When I went into the ecentre in 2011, I was challenged to validate my business idea. This meant researching and testing the market to see if it had legs. Validating what I believed was a fantastic idea that would work and be very successful was a truly challenging experience.
‘Why,’ I asked myself (never out loud) ‘would I need to do that? I knew hundreds of disenchanted writers who, like me, were desperate to find answers to the question as to why some writing got published and other writing did not?’ The answer is not always a need to improve writing skills. The issue is much more complex than that. But that’s a topic for another blog.
When I was told I needed to ask my audience if they would be interested in a service like The Story Mint and would they be prepared to pay for it, the answer was a consistent ‘yes.’ I took that to mean that when I launched The Story Mint, customers would flock to my door. I had an impressive number of people using the ‘free’ version but when I then asked for the small sum $121 for a year’s membership my inbox went eerily quiet. That was a huge lesson for me.
Validation comes when someone is willing to pay for your offering. Being an online business adds a new dimension to the whole question of validation. We grew up with the Internet being a free service, and to change that ethos to asking for payment takes the transaction to a whole new level. Add to this, stories of on-line fraud and a need to build trust is magnified many times over.

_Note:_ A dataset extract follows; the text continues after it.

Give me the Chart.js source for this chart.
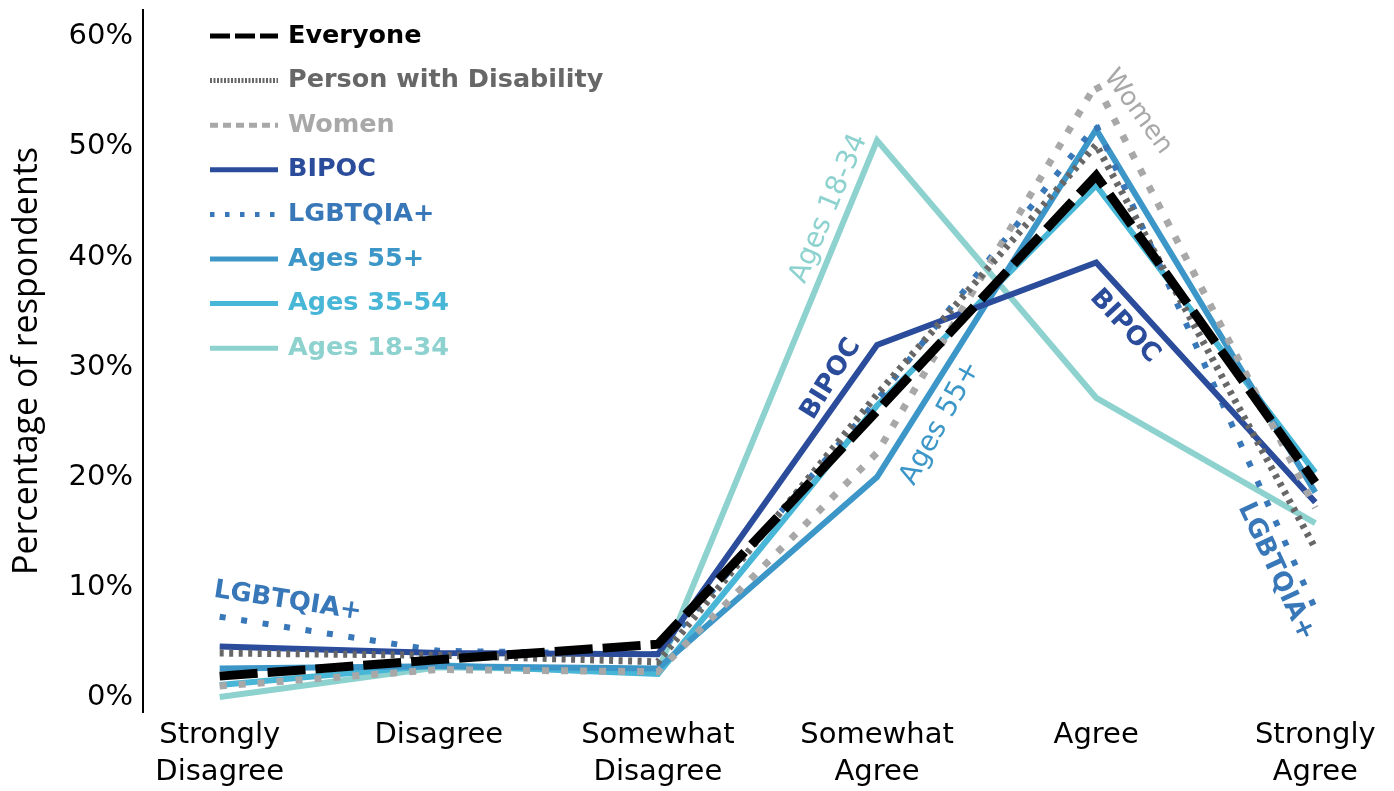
<!DOCTYPE html>
<html>
<head>
<meta charset="utf-8">
<script src="https://cdn.jsdelivr.net/npm/chart.js@4.4.1/dist/chart.umd.min.js"></script>
<style>
  html, body { margin: 0; padding: 0; background: #ffffff; }
  #wrap { width: 1394px; height: 791px; }
</style>
</head>
<body>
<div id="wrap"><canvas id="chart" width="1394" height="791"></canvas></div>
<script>
// Response scale (x axis)
const categories = ['Strongly Disagree', 'Disagree', 'Somewhat Disagree', 'Somewhat Agree', 'Agree', 'Strongly Agree'];
const categoryLines = [['Strongly', 'Disagree'], ['Disagree'], ['Somewhat', 'Disagree'], ['Somewhat', 'Agree'], ['Agree'], ['Strongly', 'Agree']];

// Percentage ticks on the y axis
const yTicks = [0, 10, 20, 30, 40, 50, 60];

// Share of respondents (%) per response, by group
const everyone   = [1.9, 3.4, 4.8, 26.0, 47.4, 19.5];
const disability = [4.0, 3.8, 3.2, 27.5, 50.2, 13.5];
const women      = [1.0, 2.5, 2.3, 22.2, 55.7, 17.2];
const bipoc      = [4.6, 4.0, 3.9, 32.0, 39.5, 17.7];
const lgbtqia    = [7.3, 4.2, 3.9, 27.0, 52.0, 8.0];
const ages55     = [2.6, 2.8, 2.6, 20.0, 51.6, 18.6];
const ages35     = [1.1, 2.9, 2.1, 26.5, 46.5, 20.4];
const ages18     = [0.0, 2.7, 2.4, 50.6, 27.2, 15.8];

const toPoints = arr => arr.map((v, i) => ({ x: i, y: v }));

const datasets = [
  { label: 'Everyone', data: toPoints(everyone), borderColor: '#000000', borderWidth: 9, borderDash: [38, 10], legendDash: [20, 5], legendWidth: 5 },
  { label: 'Person with Disability', data: toPoints(disability), borderColor: '#676767', borderWidth: 7, borderDash: [4, 5.5], legendDash: [2, 1.5], legendWidth: 5 },
  { label: 'Women', data: toPoints(women), borderColor: '#a8a8a8', borderWidth: 7, borderDash: [7, 12], legendDash: [8, 5], legendWidth: 5 },
  { label: 'BIPOC', data: toPoints(bipoc), borderColor: '#2a4c9b', borderWidth: 6, borderDash: [], legendDash: [], legendWidth: 5 },
  { label: 'LGBTQIA+', data: toPoints(lgbtqia), borderColor: '#3877b8', borderWidth: 6, borderDash: [6, 15.7], legendDash: [4.5, 10.5], legendWidth: 5 },
  { label: 'Ages 55+', data: toPoints(ages55), borderColor: '#3c97c8', borderWidth: 6, borderDash: [], legendDash: [], legendWidth: 5 },
  { label: 'Ages 35-54', data: toPoints(ages35), borderColor: '#48b6d6', borderWidth: 6, borderDash: [], legendDash: [], legendWidth: 5 },
  { label: 'Ages 18-34', data: toPoints(ages18), borderColor: '#8dd2cf', borderWidth: 6, borderDash: [], legendDash: [], legendWidth: 5 }
];

// Labels written along the lines, anchored in data space
const lineLabels = [
  { ds: 4, text: 'LGBTQIA+',   x: 0.31, y: 8.7,  angle: 8.7, weight: 'bold',   size: 26 },
  { ds: 7, text: 'Ages 18-34', x: 2.78, y: 44.4, angle: -67, weight: 'normal', size: 28 },
  { ds: 3, text: 'BIPOC',      x: 2.79, y: 28.9, angle: -58, weight: 'bold',   size: 26 },
  { ds: 5, text: 'Ages 55+',   x: 3.29, y: 24.9, angle: -61, weight: 'normal', size: 28 },
  { ds: 2, text: 'Women',      x: 4.19, y: 53.2, angle: 54,  weight: 'normal', size: 26 },
  { ds: 3, text: 'BIPOC',      x: 4.13, y: 33.7, angle: 47,  weight: 'bold',   size: 26 },
  { ds: 4, text: 'LGBTQIA+',   x: 4.82, y: 11.4, angle: 65,  weight: 'bold',   size: 26 }
];

const annotate = {
  id: 'annotate',
  afterDatasetsDraw(chart) {
    const { ctx, chartArea, scales } = chart;
    const dsets = chart.data.datasets;

    // line labels
    lineLabels.forEach(l => {
      const px = scales.x.getPixelForValue(l.x);
      const py = scales.y.getPixelForValue(l.y);
      ctx.save();
      ctx.translate(px, py);
      ctx.rotate(l.angle * Math.PI / 180);
      ctx.font = l.weight + ' ' + l.size + 'px "DejaVu Sans"';
      ctx.fillStyle = dsets[l.ds].borderColor;
      ctx.textAlign = 'center';
      ctx.textBaseline = 'middle';
      ctx.fillText(l.text, 0, 0);
      ctx.restore();
    });

    // key in the upper left
    const x0 = chartArea.left + 67;
    const sampleW = 68;
    const y0 = chartArea.top + 26;
    const step = 44.6;
    dsets.forEach((d, i) => {
      const y = y0 + i * step;
      ctx.save();
      ctx.beginPath();
      ctx.setLineDash(d.legendDash);
      ctx.lineWidth = d.legendWidth;
      ctx.lineCap = 'butt';
      ctx.strokeStyle = d.borderColor;
      ctx.moveTo(x0, y);
      ctx.lineTo(x0 + sampleW, y);
      ctx.stroke();
      ctx.setLineDash([]);
      ctx.font = 'bold 25.5px "DejaVu Sans"';
      ctx.fillStyle = d.borderColor;
      ctx.textAlign = 'left';
      ctx.textBaseline = 'middle';
      ctx.fillText(d.label, x0 + sampleW + 10, y);
      ctx.restore();
    });
  }
};

new Chart(document.getElementById('chart'), {
  type: 'line',
  data: { datasets },
  plugins: [annotate],
  options: {
    responsive: false,
    devicePixelRatio: 1,
    animation: false,
    layout: { padding: { top: 10, right: 2, left: 0, bottom: 0 } },
    elements: {
      point: { radius: 0, hoverRadius: 0 },
      line: { tension: 0, fill: false, borderCapStyle: 'butt', borderJoinStyle: 'miter' }
    },
    datasets: { line: { clip: false } },
    plugins: { legend: { display: false }, tooltip: { enabled: false } },
    scales: {
      x: {
        type: 'linear',
        min: -0.35,
        max: 5.35,
        afterBuildTicks: s => { s.ticks = categories.map((_, i) => ({ value: i })); },
        afterFit: s => { s.height = 79; s.paddingLeft = 0; s.paddingRight = 0; },
        grid: { display: false, drawTicks: false },
        border: { display: false },
        ticks: {
          autoSkip: false,
          maxRotation: 0,
          minRotation: 0,
          padding: 5,
          color: '#000000',
          font: { family: 'DejaVu Sans', size: 29, lineHeight: 1.276 },
          callback: v => categoryLines[v]
        }
      },
      y: {
        min: -1.36,
        max: 62.45,
        afterBuildTicks: s => { s.ticks = yTicks.map(v => ({ value: v })); },
        afterFit: s => { s.width = 143; s.paddingTop = 0; s.paddingBottom = 0; },
        grid: { display: false, drawTicks: false },
        border: { display: true, color: '#000000', width: 2 },
        ticks: {
          padding: 10,
          color: '#000000',
          font: { family: 'DejaVu Sans', size: 29, lineHeight: 0.6 },
          callback: v => v + '%'
        },
        title: {
          display: true,
          text: 'Percentage of respondents',
          color: '#000000',
          font: { family: 'Open Sans', size: 34 },
          padding: { top: 7, bottom: 0 }
        }
      }
    }
  }
});
</script>
</body>
</html>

So validation has to come in other (additional) forms . . . including building a loyal following, personal relationships and affiliations with like-minded people who are motivated by the same values. This last point is important.
Following my initial experience with the concept of validation, I became quite cynical and for a moment I was in a kind of bewildered wilderness. I had one saving grace. I knew I had developed a product that made The Story Mint unique – the Style Guide™. Until someone came along with a ‘me too’ product I had something that answered my original question: why did some writers find publishers and others not? The Style Guide set the benchmark for what writing made it through the maze.
However, the advantage of being a first to market product meant the market also needed to be educated. People did not know what they did not know and validation took another form. I needed to determine which markets would find a non-fiction version of the Style Guide™ valuable. Thanks to some wonderful mentors and supporters from the ecentre I was able to explore this.
I became very focused and made it clear that The Story Mint was going to have to struggle on, on its own, as I concentrated on exploring the commercial applications for the Style Guide™. This was a commercial decision because The Story Mint, after almost three years was still not a viable business. We had passed the first validation test – that is, we had customers willing to pay for the service, but not enough to make it sustainable.
Luckily for me, other members of The Story Mint still believed in the concept and continued to keep it going by managing the serials, writers submitting starters and chapters, promoting it via social media and much more. The Style Guide™ also known as Earnest in The Story Mint world also gained committed supporters who kept telling me how it had changed their lives by challenging them to examine their writing. That support translated into validation and it meant the world to me.
So now we have come to another part of the validation journey – winning support from commercial and educational entities. The process has so far told us there is a market keen to use a tool like the Style Guide™ so long as it is configured for their specific needs, which is totally doable. Having achieved that validation we need to now gain further support in order to carry out the necessary work and once again validation for my idea is needed – this time in the form of funding.
This will come at a cost in terms of equity but an idea – good or bad is of no value if no-one knows about it or can use it.
Validation is an important concept, as is proof of concept.
Validation is an important concept as is proof of concept. However, the best validation is, without doubt, the moment when someone pays for what you offer or writes a supportive testimonial.